● **WHAT YOU SHOULD DO**
Repeat, please, only the lines from the top of the data down to the line with "from matplotlib.colors import"; include both of those lines.
++++++++++
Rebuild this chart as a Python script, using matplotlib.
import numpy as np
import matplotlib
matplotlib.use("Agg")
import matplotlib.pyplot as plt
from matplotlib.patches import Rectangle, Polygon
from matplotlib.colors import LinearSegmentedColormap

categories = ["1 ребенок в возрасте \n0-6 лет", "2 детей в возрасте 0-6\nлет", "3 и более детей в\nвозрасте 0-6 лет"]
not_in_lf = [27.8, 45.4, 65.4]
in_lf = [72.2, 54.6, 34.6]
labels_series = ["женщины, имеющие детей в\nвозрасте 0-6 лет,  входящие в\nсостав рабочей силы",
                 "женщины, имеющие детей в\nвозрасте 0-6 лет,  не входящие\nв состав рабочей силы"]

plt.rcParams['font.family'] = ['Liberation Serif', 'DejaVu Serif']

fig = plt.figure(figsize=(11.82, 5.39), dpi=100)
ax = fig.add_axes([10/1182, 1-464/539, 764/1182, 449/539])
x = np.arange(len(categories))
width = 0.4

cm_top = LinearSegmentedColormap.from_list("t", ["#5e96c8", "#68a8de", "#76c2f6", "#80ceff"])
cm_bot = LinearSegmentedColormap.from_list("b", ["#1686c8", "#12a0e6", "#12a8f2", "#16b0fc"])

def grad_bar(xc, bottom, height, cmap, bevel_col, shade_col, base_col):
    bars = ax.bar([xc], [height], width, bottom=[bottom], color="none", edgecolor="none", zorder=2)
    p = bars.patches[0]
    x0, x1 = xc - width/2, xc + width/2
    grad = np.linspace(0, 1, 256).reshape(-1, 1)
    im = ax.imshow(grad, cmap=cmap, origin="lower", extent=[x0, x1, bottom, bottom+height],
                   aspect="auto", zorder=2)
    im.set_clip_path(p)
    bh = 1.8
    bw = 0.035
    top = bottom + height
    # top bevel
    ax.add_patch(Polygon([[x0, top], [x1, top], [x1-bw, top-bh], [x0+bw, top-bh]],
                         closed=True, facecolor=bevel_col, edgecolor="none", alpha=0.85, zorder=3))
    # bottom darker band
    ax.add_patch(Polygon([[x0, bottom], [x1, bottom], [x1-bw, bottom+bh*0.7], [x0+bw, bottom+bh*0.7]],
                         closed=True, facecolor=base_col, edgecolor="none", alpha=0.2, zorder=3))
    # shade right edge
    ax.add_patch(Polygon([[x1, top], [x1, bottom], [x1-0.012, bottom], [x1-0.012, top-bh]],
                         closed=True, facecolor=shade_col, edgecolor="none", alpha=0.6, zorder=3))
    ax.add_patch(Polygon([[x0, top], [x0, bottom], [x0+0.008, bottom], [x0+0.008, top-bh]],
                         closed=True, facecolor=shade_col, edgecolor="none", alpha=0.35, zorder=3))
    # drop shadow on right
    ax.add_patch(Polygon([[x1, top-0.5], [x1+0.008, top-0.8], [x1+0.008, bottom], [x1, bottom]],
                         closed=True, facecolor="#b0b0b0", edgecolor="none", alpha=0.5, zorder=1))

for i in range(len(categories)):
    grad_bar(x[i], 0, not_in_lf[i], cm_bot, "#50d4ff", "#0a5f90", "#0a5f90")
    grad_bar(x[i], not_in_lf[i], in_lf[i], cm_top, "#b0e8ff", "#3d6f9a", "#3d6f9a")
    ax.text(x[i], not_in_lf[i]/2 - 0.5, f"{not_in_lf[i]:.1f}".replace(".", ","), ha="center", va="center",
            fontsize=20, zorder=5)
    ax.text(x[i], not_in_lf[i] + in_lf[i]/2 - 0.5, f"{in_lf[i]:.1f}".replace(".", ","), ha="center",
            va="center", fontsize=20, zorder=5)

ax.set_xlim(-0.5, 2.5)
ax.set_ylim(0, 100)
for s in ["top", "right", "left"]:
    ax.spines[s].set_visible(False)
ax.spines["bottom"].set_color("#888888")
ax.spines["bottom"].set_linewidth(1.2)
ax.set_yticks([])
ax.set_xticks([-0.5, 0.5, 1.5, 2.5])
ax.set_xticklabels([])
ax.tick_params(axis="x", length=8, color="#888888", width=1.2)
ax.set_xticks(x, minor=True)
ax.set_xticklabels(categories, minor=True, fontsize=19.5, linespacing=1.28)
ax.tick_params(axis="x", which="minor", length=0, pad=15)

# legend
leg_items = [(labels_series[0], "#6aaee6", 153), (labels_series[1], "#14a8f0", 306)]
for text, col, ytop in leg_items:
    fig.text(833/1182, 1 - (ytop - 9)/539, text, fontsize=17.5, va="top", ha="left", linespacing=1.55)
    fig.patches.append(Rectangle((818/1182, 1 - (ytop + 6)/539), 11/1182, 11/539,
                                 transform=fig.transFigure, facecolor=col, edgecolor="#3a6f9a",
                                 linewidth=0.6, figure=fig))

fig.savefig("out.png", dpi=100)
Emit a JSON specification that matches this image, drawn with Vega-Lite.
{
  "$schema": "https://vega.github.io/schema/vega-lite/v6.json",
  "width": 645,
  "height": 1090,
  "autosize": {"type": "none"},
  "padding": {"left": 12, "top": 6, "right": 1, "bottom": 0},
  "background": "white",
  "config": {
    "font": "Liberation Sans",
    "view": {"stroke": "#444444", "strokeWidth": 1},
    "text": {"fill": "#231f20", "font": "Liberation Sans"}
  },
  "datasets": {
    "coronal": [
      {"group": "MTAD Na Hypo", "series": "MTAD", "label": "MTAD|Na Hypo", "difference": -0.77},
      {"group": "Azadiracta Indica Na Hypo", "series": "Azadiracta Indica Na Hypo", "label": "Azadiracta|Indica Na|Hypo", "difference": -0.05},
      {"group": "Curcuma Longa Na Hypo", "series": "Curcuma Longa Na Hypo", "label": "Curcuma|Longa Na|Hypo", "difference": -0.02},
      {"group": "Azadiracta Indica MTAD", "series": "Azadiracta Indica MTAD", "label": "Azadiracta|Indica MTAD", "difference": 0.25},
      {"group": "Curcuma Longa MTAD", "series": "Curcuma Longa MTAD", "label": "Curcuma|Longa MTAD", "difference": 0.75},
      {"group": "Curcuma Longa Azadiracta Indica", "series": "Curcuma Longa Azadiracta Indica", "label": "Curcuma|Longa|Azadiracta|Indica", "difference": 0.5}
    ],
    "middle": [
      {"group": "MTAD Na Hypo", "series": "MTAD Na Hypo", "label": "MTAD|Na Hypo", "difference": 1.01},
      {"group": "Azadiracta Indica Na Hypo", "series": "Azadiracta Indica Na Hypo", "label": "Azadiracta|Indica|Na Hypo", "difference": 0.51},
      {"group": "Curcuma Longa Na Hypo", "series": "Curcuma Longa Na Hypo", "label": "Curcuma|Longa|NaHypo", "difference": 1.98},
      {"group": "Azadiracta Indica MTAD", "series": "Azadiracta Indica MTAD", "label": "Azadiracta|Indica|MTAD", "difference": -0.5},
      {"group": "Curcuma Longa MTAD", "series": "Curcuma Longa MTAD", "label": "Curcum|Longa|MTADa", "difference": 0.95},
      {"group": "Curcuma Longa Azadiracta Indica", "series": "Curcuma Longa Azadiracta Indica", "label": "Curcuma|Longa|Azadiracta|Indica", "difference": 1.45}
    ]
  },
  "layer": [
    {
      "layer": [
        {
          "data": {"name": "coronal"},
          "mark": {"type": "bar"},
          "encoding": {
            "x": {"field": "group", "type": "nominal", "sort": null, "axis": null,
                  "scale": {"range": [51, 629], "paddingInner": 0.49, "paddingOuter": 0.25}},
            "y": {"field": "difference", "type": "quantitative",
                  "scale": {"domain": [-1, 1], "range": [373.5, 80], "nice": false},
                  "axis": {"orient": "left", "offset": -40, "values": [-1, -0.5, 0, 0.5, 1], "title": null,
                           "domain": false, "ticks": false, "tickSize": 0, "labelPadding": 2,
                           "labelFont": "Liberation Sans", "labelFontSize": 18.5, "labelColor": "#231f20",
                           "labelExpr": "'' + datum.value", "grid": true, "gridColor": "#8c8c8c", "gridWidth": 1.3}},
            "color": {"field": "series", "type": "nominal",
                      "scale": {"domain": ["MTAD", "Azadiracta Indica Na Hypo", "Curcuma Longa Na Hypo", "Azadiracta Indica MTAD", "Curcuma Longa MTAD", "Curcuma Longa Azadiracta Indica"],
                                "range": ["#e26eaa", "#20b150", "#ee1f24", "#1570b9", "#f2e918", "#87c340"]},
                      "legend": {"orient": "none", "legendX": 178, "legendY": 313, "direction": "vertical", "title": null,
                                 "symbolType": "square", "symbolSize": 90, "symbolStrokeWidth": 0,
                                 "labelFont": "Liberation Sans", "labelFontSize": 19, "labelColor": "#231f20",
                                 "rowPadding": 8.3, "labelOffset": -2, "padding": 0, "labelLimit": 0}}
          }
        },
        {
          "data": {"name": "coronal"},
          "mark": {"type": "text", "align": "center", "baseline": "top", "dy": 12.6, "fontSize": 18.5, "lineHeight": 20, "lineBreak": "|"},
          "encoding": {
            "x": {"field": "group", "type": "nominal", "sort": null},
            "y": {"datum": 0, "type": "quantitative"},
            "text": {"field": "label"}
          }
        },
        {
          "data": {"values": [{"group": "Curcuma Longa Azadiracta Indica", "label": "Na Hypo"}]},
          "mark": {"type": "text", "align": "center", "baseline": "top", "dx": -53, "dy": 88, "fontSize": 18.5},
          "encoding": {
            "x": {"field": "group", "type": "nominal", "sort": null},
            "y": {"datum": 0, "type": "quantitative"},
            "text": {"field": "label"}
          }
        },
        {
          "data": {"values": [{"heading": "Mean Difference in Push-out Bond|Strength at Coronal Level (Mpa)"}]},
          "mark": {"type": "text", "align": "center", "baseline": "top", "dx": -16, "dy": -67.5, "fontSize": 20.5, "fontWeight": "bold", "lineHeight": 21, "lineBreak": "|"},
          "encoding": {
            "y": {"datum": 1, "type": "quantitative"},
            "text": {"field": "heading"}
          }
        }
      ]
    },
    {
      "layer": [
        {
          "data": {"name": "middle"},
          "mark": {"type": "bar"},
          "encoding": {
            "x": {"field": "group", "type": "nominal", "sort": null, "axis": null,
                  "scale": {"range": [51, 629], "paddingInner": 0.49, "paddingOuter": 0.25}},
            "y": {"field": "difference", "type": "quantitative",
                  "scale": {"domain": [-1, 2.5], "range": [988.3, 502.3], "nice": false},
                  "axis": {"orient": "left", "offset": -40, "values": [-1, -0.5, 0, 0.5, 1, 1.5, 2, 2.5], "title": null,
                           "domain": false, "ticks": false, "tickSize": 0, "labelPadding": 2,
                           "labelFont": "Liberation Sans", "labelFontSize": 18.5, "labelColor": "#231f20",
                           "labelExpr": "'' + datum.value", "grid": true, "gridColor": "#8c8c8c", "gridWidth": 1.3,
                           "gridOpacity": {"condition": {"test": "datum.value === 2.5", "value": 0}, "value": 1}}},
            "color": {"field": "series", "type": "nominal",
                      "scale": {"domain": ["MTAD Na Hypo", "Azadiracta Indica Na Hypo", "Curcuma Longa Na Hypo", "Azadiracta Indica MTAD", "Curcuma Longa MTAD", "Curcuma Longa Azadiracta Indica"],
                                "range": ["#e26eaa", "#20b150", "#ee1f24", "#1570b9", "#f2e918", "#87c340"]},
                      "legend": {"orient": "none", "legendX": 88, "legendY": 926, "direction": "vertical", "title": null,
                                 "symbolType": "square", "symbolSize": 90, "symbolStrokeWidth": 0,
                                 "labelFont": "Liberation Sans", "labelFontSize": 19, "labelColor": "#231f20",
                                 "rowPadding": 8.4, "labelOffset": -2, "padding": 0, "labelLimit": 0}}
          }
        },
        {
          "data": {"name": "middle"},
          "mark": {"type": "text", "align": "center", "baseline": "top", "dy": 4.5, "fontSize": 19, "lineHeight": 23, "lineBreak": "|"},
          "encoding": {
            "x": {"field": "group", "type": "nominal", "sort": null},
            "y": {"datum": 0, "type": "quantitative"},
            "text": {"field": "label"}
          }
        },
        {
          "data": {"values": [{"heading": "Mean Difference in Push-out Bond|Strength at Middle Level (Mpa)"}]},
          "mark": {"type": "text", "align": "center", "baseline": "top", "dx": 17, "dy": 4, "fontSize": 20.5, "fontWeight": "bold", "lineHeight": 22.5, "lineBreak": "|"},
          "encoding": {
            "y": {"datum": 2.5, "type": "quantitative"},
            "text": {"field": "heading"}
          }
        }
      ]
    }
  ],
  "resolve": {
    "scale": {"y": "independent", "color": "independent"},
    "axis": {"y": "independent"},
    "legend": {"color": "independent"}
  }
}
++++++++++
● **COMPLETE RESPONSE**
Rebuild this chart as a Python script, using matplotlib.
import numpy as np
import matplotlib
matplotlib.use("Agg")
import matplotlib.pyplot as plt
from matplotlib.patches import Rectangle, Polygon
from matplotlib.colors import LinearSegmentedColormap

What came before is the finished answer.